255 Euro an Gebühren fallen an
Die größte Hürde für eine Einbürgerung liegt weder im Zusammensuchen der Dokumente, noch in den Kosten (255 Euro). Nein – auch der verlangte Einbürgerungstest schreckt kaum einen ab. „Die größte Hürde ist die Aufgabe der bisherigen Staatsbürgerschaft“, weiß Buck bezogen auf die Gruppe der Nicht-EUBürger. Das stellt einerseits für viele Menschen einen großen, inneren Konflikt dar, bringt aber auch je nach Heimatland ein aufwändiges Verfahren mit sich. „Entlassungen aus bisheriger Staatsangehörigkeit können lange dauern“, sagt die Amtsleiterin. Sie kennt etliche Familien mit Migrationshintergrund, die diesen Schritt nicht gehen – aber die deutsche Staatsbürgerschaft für ihre Kinder beantragen. Diese Zahl wachse auffallend stark an. Kinder ausländischer Eltern oder mit einem deutschen und einem ausländischen Elternteil, die in der BRD leben, haben ab der Geburt automatisch beide Staatsangehörigkeiten inne: die deutsche und die ausländische.

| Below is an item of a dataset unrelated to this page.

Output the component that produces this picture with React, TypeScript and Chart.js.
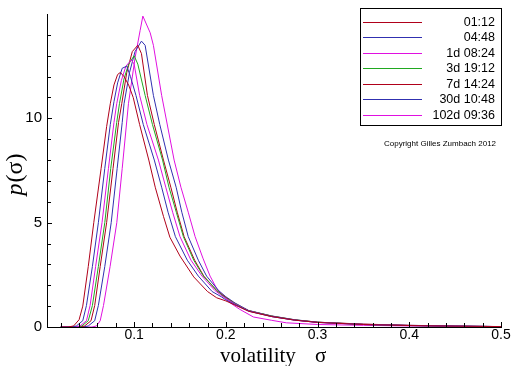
import React, { useEffect, useRef } from 'react';
import { Chart, registerables } from 'chart.js';
Chart.register(...registerables);

const LABELS = ['01:12', '04:48', '1d 08:24', '3d 19:12', '7d 14:24', '30d 10:48', '102d 09:36'];
const COLORS = ['#b0001a', '#3030b0', '#e010e0', '#20a820', '#b0001a', '#3030b0', '#e010e0'];

const X_TICKS = [0.02, 0.04, 0.06, 0.08, 0.1, 0.12, 0.14, 0.16, 0.18, 0.2, 0.22, 0.24, 0.26, 0.28, 0.3,
  0.32, 0.34, 0.36, 0.38, 0.4, 0.42, 0.44, 0.46, 0.48, 0.5];
const Y_TICKS = [0, 1, 2, 3, 4, 5, 6, 7, 8, 9, 10, 11, 12, 13, 14];
const Y_LABELED = [0, 5, 10];

const X1 = [0.020, 0.028, 0.034, 0.040, 0.044, 0.050, 0.056, 0.064, 0.070, 0.074, 0.078, 0.082, 0.085, 0.089, 0.094, 0.099, 0.106, 0.116, 0.123, 0.132, 0.139, 0.150, 0.165, 0.180, 0.190, 0.200, 0.210, 0.225, 0.250, 0.275, 0.300, 0.350, 0.400, 0.450, 0.500];
const Y1 = [0, 0, 0.05, 0.35, 1.0, 2.9, 5.0, 7.6, 9.6, 10.7, 11.6, 12.1, 12.2, 12.0, 11.6, 11.0, 9.7, 8.0, 6.7, 5.3, 4.3, 3.4, 2.4, 1.7, 1.4, 1.25, 1.05, 0.75, 0.5, 0.33, 0.22, 0.12, 0.07, 0.04, 0.02];

const X2 = [0.020, 0.032, 0.037, 0.044, 0.048, 0.0545, 0.061, 0.068, 0.074, 0.078, 0.082, 0.087, 0.092, 0.096, 0.102, 0.110, 0.122, 0.130, 0.137, 0.145, 0.158, 0.170, 0.185, 0.195, 0.200, 0.210, 0.225, 0.250, 0.275, 0.300, 0.350, 0.400, 0.450, 0.500];
const Y2 = [0, 0, 0.05, 0.3, 1.03, 2.9, 5.0, 7.6, 9.7, 10.8, 11.7, 12.4, 12.5, 12.0, 11.1, 9.7, 8.0, 6.7, 5.5, 4.33, 3.2, 2.44, 1.7, 1.45, 1.3, 1.08, 0.76, 0.5, 0.33, 0.22, 0.12, 0.07, 0.04, 0.02];

const X3 = [0.020, 0.036, 0.041, 0.048, 0.052, 0.058, 0.065, 0.072, 0.078, 0.081, 0.086, 0.091, 0.097, 0.100, 0.106, 0.114, 0.1265, 0.1345, 0.142, 0.150, 0.162, 0.174, 0.188, 0.197, 0.210, 0.225, 0.250, 0.275, 0.300, 0.350, 0.400, 0.450, 0.500];
const Y3 = [0, 0, 0.05, 0.3, 1.03, 2.9, 5.0, 7.6, 9.8, 10.7, 11.8, 12.5, 12.8, 12.6, 11.1, 9.7, 8.0, 6.7, 5.5, 4.33, 3.2, 2.44, 1.75, 1.45, 1.1, 0.77, 0.5, 0.33, 0.22, 0.12, 0.07, 0.04, 0.02];

const X4 = [0.020, 0.038, 0.043, 0.050, 0.0545, 0.061, 0.068, 0.0745, 0.081, 0.084, 0.089, 0.094, 0.100, 0.104, 0.112, 0.120, 0.131, 0.138, 0.146, 0.1537, 0.165, 0.1755, 0.190, 0.198, 0.210, 0.225, 0.250, 0.275, 0.300, 0.350, 0.400, 0.450, 0.500];
const Y4 = [0, 0, 0.05, 0.3, 1.03, 2.9, 5.0, 7.6, 9.8, 10.7, 11.9, 12.6, 13.0, 12.6, 11.1, 9.7, 8.0, 6.7, 5.5, 4.33, 3.2, 2.44, 1.75, 1.45, 1.12, 0.78, 0.52, 0.34, 0.23, 0.12, 0.07, 0.04, 0.02];

const X5 = [0.020, 0.040, 0.046, 0.053, 0.057, 0.063, 0.070, 0.077, 0.083, 0.0865, 0.092, 0.098, 0.104, 0.108, 0.1145, 0.122, 0.132, 0.140, 0.147, 0.1545, 0.166, 0.176, 0.190, 0.199, 0.210, 0.225, 0.250, 0.275, 0.300, 0.350, 0.400, 0.450, 0.500];
const Y5 = [0, 0, 0.05, 0.3, 1.03, 2.9, 5.0, 7.6, 9.8, 10.7, 12.2, 13.2, 13.5, 13.1, 11.1, 9.7, 8.0, 6.7, 5.5, 4.33, 3.2, 2.44, 1.75, 1.45, 1.12, 0.78, 0.52, 0.34, 0.23, 0.14, 0.08, 0.04, 0.02];

const X6 = [0.020, 0.044, 0.050, 0.057, 0.061, 0.068, 0.075, 0.0815, 0.087, 0.089, 0.095, 0.101, 0.108, 0.112, 0.121, 0.128, 0.1374, 0.1458, 0.152, 0.159, 0.170, 0.179, 0.192, 0.200, 0.210, 0.225, 0.250, 0.275, 0.300, 0.350, 0.400, 0.450, 0.500];
const Y6 = [0, 0, 0.05, 0.3, 1.03, 2.9, 5.0, 7.6, 9.8, 10.7, 12.2, 13.2, 13.7, 13.5, 11.1, 9.7, 8.0, 6.7, 5.5, 4.33, 3.2, 2.44, 1.75, 1.45, 1.15, 0.79, 0.53, 0.35, 0.23, 0.13, 0.08, 0.05, 0.02];

const X7 = [0.020, 0.054, 0.059, 0.063, 0.0666, 0.0738, 0.0811, 0.087, 0.0938, 0.101, 0.1065, 0.1095, 0.1175, 0.121, 0.130, 0.1436, 0.151, 0.159, 0.1665, 0.175, 0.1828, 0.190, 0.197, 0.205, 0.215, 0.230, 0.250, 0.266, 0.300, 0.350, 0.400, 0.450, 0.500];
const Y7 = [0, 0, 0.05, 0.3, 1.03, 2.9, 5.0, 7.6, 10.7, 12.9, 14.2, 14.9, 14.1, 13.5, 11.1, 8.0, 6.7, 5.5, 4.33, 3.3, 2.44, 1.85, 1.5, 1.15, 0.85, 0.48, 0.32, 0.2, 0.12, 0.08, 0.05, 0.03, 0.015];

const SERIES_X = [X1, X2, X3, X4, X5, X6, X7];
const SERIES_Y = [Y1, Y2, Y3, Y4, Y5, Y6, Y7];

const SANS = '"Liberation Sans", Arial, sans-serif';
const SERIF = '"Liberation Serif", "Times New Roman", serif';

const decor = {
  id: 'decor',
  afterDatasetsDraw(chart: any) {
    const { ctx, chartArea, scales } = chart;
    const xs = scales.x;
    const ys = scales.y;
    ctx.save();
    ctx.strokeStyle = '#000';
    ctx.lineWidth = 1;
    ctx.beginPath();
    for (const t of xs.ticks) {
      const px = Math.round(xs.getPixelForValue(t.value)) + 0.5;
      const major = Math.abs(t.value * 10 - Math.round(t.value * 10)) < 1e-6;
      ctx.moveTo(px, chartArea.bottom);
      ctx.lineTo(px, chartArea.bottom - (major ? 5 : 4));
    }
    for (const t of ys.ticks) {
      const py = Math.round(ys.getPixelForValue(t.value)) + 0.5;
      const major = Y_LABELED.includes(t.value);
      ctx.moveTo(chartArea.left, py);
      ctx.lineTo(chartArea.left + (major ? 5 : 4), py);
    }
    ctx.stroke();

    // legend box
    const bx = 360.5, by = 8.5, bw = 141, bh = 117;
    ctx.fillStyle = '#fff';
    ctx.fillRect(bx, by, bw, bh);
    ctx.strokeStyle = '#000';
    ctx.strokeRect(bx, by, bw, bh);
    ctx.font = '12.5px ' + SANS;
    ctx.textAlign = 'right';
    ctx.textBaseline = 'middle';
    chart.data.datasets.forEach((ds: any, i: number) => {
      const y = Math.round(22 + i * 15.45) + 0.5;
      ctx.strokeStyle = ds.borderColor;
      ctx.beginPath();
      ctx.moveTo(363, y);
      ctx.lineTo(422, y);
      ctx.stroke();
      ctx.fillStyle = '#000';
      ctx.fillText(ds.label, 495, y);
    });

    // copyright
    ctx.font = '8px ' + SANS;
    ctx.textAlign = 'left';
    ctx.fillStyle = '#000';
    ctx.fillText('Copyright Gilles Zumbach 2012', 384, 144);

    // x title
    ctx.font = '21px ' + SERIF;
    ctx.textBaseline = 'alphabetic';
    ctx.textAlign = 'left';
    ctx.fillText('volatility', 220, 362);
    ctx.fillText('σ', 315, 362);

    // y title
    ctx.translate(16, 175);
    ctx.rotate(-Math.PI / 2);
    ctx.font = 'italic 24px ' + SERIF;
    const wp = ctx.measureText('p').width;
    ctx.font = '24px ' + SERIF;
    const wr = ctx.measureText('(σ)').width;
    const start = -(wp + wr) / 2;
    ctx.textBaseline = 'middle';
    ctx.font = 'italic 24px ' + SERIF;
    ctx.fillText('p', start, 0);
    ctx.font = '24px ' + SERIF;
    ctx.fillText('(σ)', start + wp + 1, 0);
    ctx.restore();
  },
};

export default function App() {
  const ref = useRef<HTMLCanvasElement>(null);
  useEffect(() => {
    const canvas = ref.current;
    if (!canvas) return;
    const chart = new Chart(canvas, {
      type: 'line',
      data: {
        datasets: SERIES_X.map((xs, i) => ({
          label: LABELS[i],
          data: xs.map((x, j) => ({ x, y: SERIES_Y[i][j] })),
          borderColor: COLORS[i],
          backgroundColor: COLORS[i],
          borderWidth: 1,
          pointRadius: 0,
          fill: false,
          tension: 0,
        })),
      },
      options: {
        responsive: false,
        animation: false,
        layout: { padding: { left: 0, right: 11, top: 8, bottom: 0 } },
        plugins: { legend: { display: false }, tooltip: { enabled: false } },
        scales: {
          x: {
            type: 'linear',
            min: 0.005,
            max: 0.5,
            afterBuildTicks: (s: any) => { s.ticks = X_TICKS.map((v) => ({ value: v })); },
            afterFit: (s: any) => { s.height = 39; },
            ticks: {
              autoSkip: false,
              maxRotation: 0,
              padding: 0,
              color: '#000',
              font: { family: SANS, size: 14 },
              callback: (v: any) => (Math.abs(v * 10 - Math.round(v * 10)) < 1e-6 ? Number(v).toFixed(1) : ''),
            },
            grid: { display: false, drawTicks: false },
            border: { display: true, color: '#000', width: 1 },
          },
          y: {
            type: 'linear',
            min: 0,
            max: 15,
            afterBuildTicks: (s: any) => { s.ticks = Y_TICKS.map((v) => ({ value: v })); },
            afterFit: (s: any) => { s.width = 47; },
            ticks: {
              autoSkip: false,
              padding: 5,
              color: '#000',
              font: { family: SANS, size: 15 },
              callback: (v: any) => (Y_LABELED.includes(Number(v)) ? String(v) : ''),
            },
            grid: { display: false, drawTicks: false },
            border: { display: true, color: '#000', width: 1 },
          },
        },
      },
      plugins: [decor],
    } as any);
    return () => chart.destroy();
  }, []);
  return (
    <div style={{ position: 'fixed', left: 0, top: 0, width: 512, height: 366, background: '#fff' }}>
      <canvas ref={ref} width={512} height={366} style={{ display: 'block' }} />
    </div>
  );
}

Um Deutscher zu werden, gilt es, bestimmte Hürden zu überwinden. Voraussetzung ist, mindestens acht Jahre legal in Deutschland zu wohnen, zudem muss der Antragssteller seinen Lebensunterhalt selbst erwirtschaften. Verlangt wird ein Bekenntnis zum Grundgesetz, dafür wird in Anwesenheit eines Beamten ein entsprechendes Formular unterschrieben. Der Sachbearbeiter fragt auch mündlich nach, ob das Gelesene verstanden wurde. Buck: „Damit jeder weiß, auf was er sich einlässt.“Ein weiteres Kriterium ist, dass keine Vorstrafen vorliegen. Mündliche und schriftliche Kenntnisse der deutschen Sprache müssen dargelegt werden (siehe Infokasten).
Neben den Türken (31 Menschen) stellten Rumänen mit 19 Einbürgerungen im vergangenen Jahr die größte Gruppe dar. „Das ist eine logische Folge des EU-Beitritts“, erklärt Buck. 13 Kroaten, zwölf Kosovaren, elf Italiener und zehn Polen ließen sich im Landkreis einbürgern. Mit in der Summe von 125 Menschen machte die Gruppe der Europäer den Löwenanteil aus, gefolgt von Asien (33 Menschen), Afrika (21) und Amerika (2). Australien – no points!